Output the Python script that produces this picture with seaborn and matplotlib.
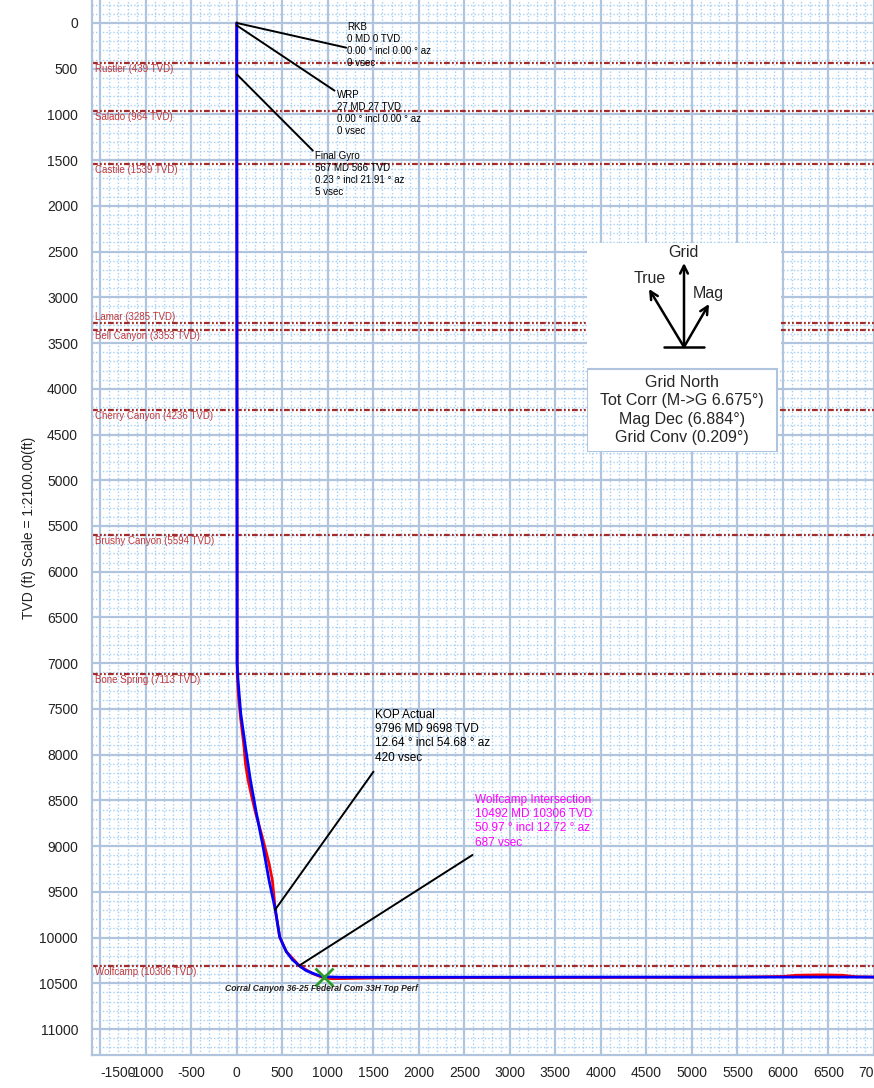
import numpy as np
import pandas as pd
import matplotlib
matplotlib.use("Agg")
import matplotlib.pyplot as plt
import matplotlib.transforms as mtransforms
import seaborn as sns
from matplotlib.ticker import MultipleLocator
from matplotlib.patches import Rectangle

# ---------------- data ----------------
plan_vsec = [0, 0, 0, 4, 14, 44, 95, 150, 216, 289, 354, 424, 471, 500, 545, 610, 690,
             760, 836, 900, 953, 1130, 2000, 3000, 4000, 5000, 6000, 7000, 7100]
plan_tvd = [0, 27, 566, 7000, 7184, 7548, 7913, 8277, 8641, 9006, 9370, 9698, 9990, 10060,
            10154, 10240, 10311, 10360, 10391, 10415, 10428, 10434, 10434, 10433, 10432,
            10432, 10432, 10432, 10432]

actual_vsec = [0, 0, 5, 18, 42, 80, 95, 124, 165, 208, 250, 289, 322, 354, 391, 409, 424,
               471, 545, 690, 836, 953, 1050, 1500, 2500, 4000, 5500, 6000, 6150, 6400,
               6650, 6800, 7100]
actual_tvd = [0, 566, 7100, 7350, 7600, 7913, 8095, 8277, 8460, 8641, 8790, 8933, 9060,
              9188, 9370, 9552, 9698, 9990, 10154, 10311, 10395, 10440, 10450, 10442,
              10438, 10436, 10434, 10425, 10412, 10408, 10412, 10428, 10434]

formation_names = ["Rustler", "Salado", "Castile", "Lamar", "Bell Canyon", "Cherry Canyon",
                   "Brushy Canyon", "Bone Spring", "Wolfcamp"]
formation_tvd = [439, 964, 1539, 3285, 3353, 4236, 5594, 7113, 10306]

x_ticks = list(range(-1500, 7001, 500))
y_ticks = list(range(0, 11001, 500))

ann_labels = ["RKB\n0 MD 0 TVD\n0.00 ° incl 0.00 ° az\n0 vsec",
              "WRP\n27 MD 27 TVD\n0.00 ° incl 0.00 ° az\n0 vsec",
              "Final Gyro\n567 MD 566 TVD\n0.23 ° incl 21.91 ° az\n5 vsec",
              "KOP Actual\n9796 MD 9698 TVD\n12.64 ° incl 54.68 ° az\n420 vsec",
              "Wolfcamp Intersection\n10492 MD 10306 TVD\n50.97 ° incl 12.72 ° az\n687 vsec"]
ann_point_vsec = [0, 0, 5, 420, 687]
ann_point_tvd = [0, 27, 566, 9698, 10306]
ann_end_vsec = [1202, 1074, 836, 1502, 2590]
ann_end_tvd = [270, 740, 1396, 8186, 9097]
ann_text_vsec = [1213, 1099, 855, 1523, 2619]
ann_text_tvd = [-15, 730, 1398, 7500, 8430]
ann_colors = ["black", "black", "black", "black", "#ff00ff"]
ann_sizes = [7, 7, 7, 8.5, 8.5]

target_vsec = [953]
target_tvd = [10428]
target_label = "Corral Canyon 36-25 Federal Com 33H Top Perf"

compass_lines = ["Grid North", "Tot Corr (M->G 6.675°)", "Mag Dec (6.884°)", "Grid Conv (0.209°)"]

# ---------------- style ----------------
sns.set_theme(style="white")
plt.rcParams["font.family"] = ["Liberation Sans", "DejaVu Sans"]
plt.rcParams["axes.unicode_minus"] = False

W, H = 874, 1088
fig = plt.figure(figsize=(W / 100, H / 100), dpi=100)
ax = fig.add_axes([92 / W, 1 - 1055 / H, 1 - 92 / W, 1055 / H])

ax.set_xlim(-1590, 7000)
ax.set_ylim(11284, -251)

ax.xaxis.set_minor_locator(MultipleLocator(100))
ax.yaxis.set_minor_locator(MultipleLocator(100))
ax.set_xticks(x_ticks)
ax.set_yticks(y_ticks)
ax.set_xticklabels([str(v) for v in x_ticks])
ax.set_yticklabels([str(v) for v in y_ticks])
ax.set_axisbelow(True)
ax.grid(which="minor", color="#a6d0f3", lw=1.0, linestyle=(0, (1, 1.5)))
ax.grid(which="major", color="#b0c4de", lw=1.6, linestyle="-")
ax.tick_params(which="both", length=0)
ax.tick_params(axis="y", labelsize=10, pad=10, labelcolor="#222222")
ax.tick_params(axis="x", labelsize=10, pad=8, labelcolor="#222222")
for s in ["top", "right"]:
    ax.spines[s].set_visible(False)
for s in ["left", "bottom"]:
    ax.spines[s].set_color("#b0c4de")
    ax.spines[s].set_linewidth(1.6)

# shift the clipped first x label to the right as in the reference
first = ax.get_xticklabels()[0]
first.set_transform(first.get_transform() +
                    mtransforms.ScaledTranslation(18 / 100, 0, fig.dpi_scale_trans))

# formations
ytr = ax.get_yaxis_transform()
for name, tvd in zip(formation_names, formation_tvd):
    ax.axhline(tvd, color="#a52a2a", lw=1.6, dashes=(2.6, 1, 0.8, 1, 0.8, 1), zorder=2)
    if name == "Lamar":
        ax.text(0.004, tvd - 15, f"{name} ({tvd} TVD)", transform=ytr, fontsize=7,
                color="#c0393b", va="bottom", ha="left", zorder=3)
    else:
        ax.text(0.004, tvd + 12, f"{name} ({tvd} TVD)", transform=ytr, fontsize=7,
                color="#c0393b", va="top", ha="left", zorder=3)

# wellbore
df_act = pd.DataFrame({"vsec": actual_vsec, "tvd": actual_tvd})
df_plan = pd.DataFrame({"vsec": plan_vsec, "tvd": plan_tvd})
sns.lineplot(data=df_act, x="vsec", y="tvd", sort=False, estimator=None, color="#ff0000",
             linewidth=2.0, ax=ax, zorder=4)
sns.lineplot(data=df_plan, x="vsec", y="tvd", sort=False, estimator=None, color="#0000ff",
             linewidth=2.0, ax=ax, zorder=5)
ax.set_xlabel("")
ax.set_ylabel("TVD (ft) Scale = 1:2100.00(ft)", fontsize=10, color="#222222")
ax.yaxis.set_label_coords(-0.071, 0.5)

# annotations
for lab, px, py, ex, ey, tx, ty, c, fs in zip(ann_labels, ann_point_vsec, ann_point_tvd,
                                             ann_end_vsec, ann_end_tvd, ann_text_vsec,
                                             ann_text_tvd, ann_colors, ann_sizes):
    ax.annotate("", xy=(px, py), xytext=(ex, ey),
                arrowprops=dict(arrowstyle="-", color="black", lw=1.4, shrinkA=0, shrinkB=0),
                zorder=6)
    ax.text(tx, ty, lab, fontsize=fs, color=c, ha="left", va="top", linespacing=1.25, zorder=6)

# target
ax.plot(target_vsec, target_tvd, marker="x", markersize=13, mew=2, color="#2a9a2a",
        linestyle="none", zorder=7)
ax.text(target_vsec[0] - 25, target_tvd[0] + 127, target_label, fontsize=6.2,
        fontweight="bold", fontstyle="italic", color="#222222", ha="center", va="center",
        zorder=7)

# compass box
cax = fig.add_axes([587 / W, 1 - 452 / H, (781 - 587) / W, (452 - 243) / H])
cax.set_xlim(587, 781)
cax.set_ylim(452, 243)
cax.axis("off")
cax.add_patch(Rectangle((587, 243), 194, 125, facecolor="white", edgecolor="none"))
cax.add_patch(Rectangle((587, 368.5), 190, 83, facecolor="white", edgecolor="#b0c4de", lw=1.5))
cax.plot([664, 704], [347, 347], color="black", lw=1.8)
ap = dict(arrowstyle="->", color="black", lw=1.8, shrinkA=0, shrinkB=0, mutation_scale=14)
cax.annotate("", xy=(684, 263), xytext=(684, 347), arrowprops=ap)
cax.annotate("", xy=(649, 289), xytext=(684, 347), arrowprops=ap)
cax.annotate("", xy=(709, 304), xytext=(684, 347), arrowprops=ap)
cax.text(683.5, 252.5, "Grid", ha="center", va="center", fontsize=11.5)
cax.text(650, 278.5, "True", ha="center", va="center", fontsize=11.5)
cax.text(708, 293.5, "Mag", ha="center", va="center", fontsize=11.5)
cax.text(682, 410, "\n".join(compass_lines), ha="center", va="center", fontsize=11.5,
         linespacing=1.28)

fig.savefig("out.png", dpi=100)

▶ _Task description_
Repeat, word for word and with no pictures, only the lines running from the beginning of the data to the line that contains "from matplotlib.patches import Rectangle".

▶ _Written answer_
Output the Python script that produces this picture with seaborn and matplotlib.
import numpy as np
import pandas as pd
import matplotlib
matplotlib.use("Agg")
import matplotlib.pyplot as plt
import matplotlib.transforms as mtransforms
import seaborn as sns
from matplotlib.ticker import MultipleLocator
from matplotlib.patches import Rectangle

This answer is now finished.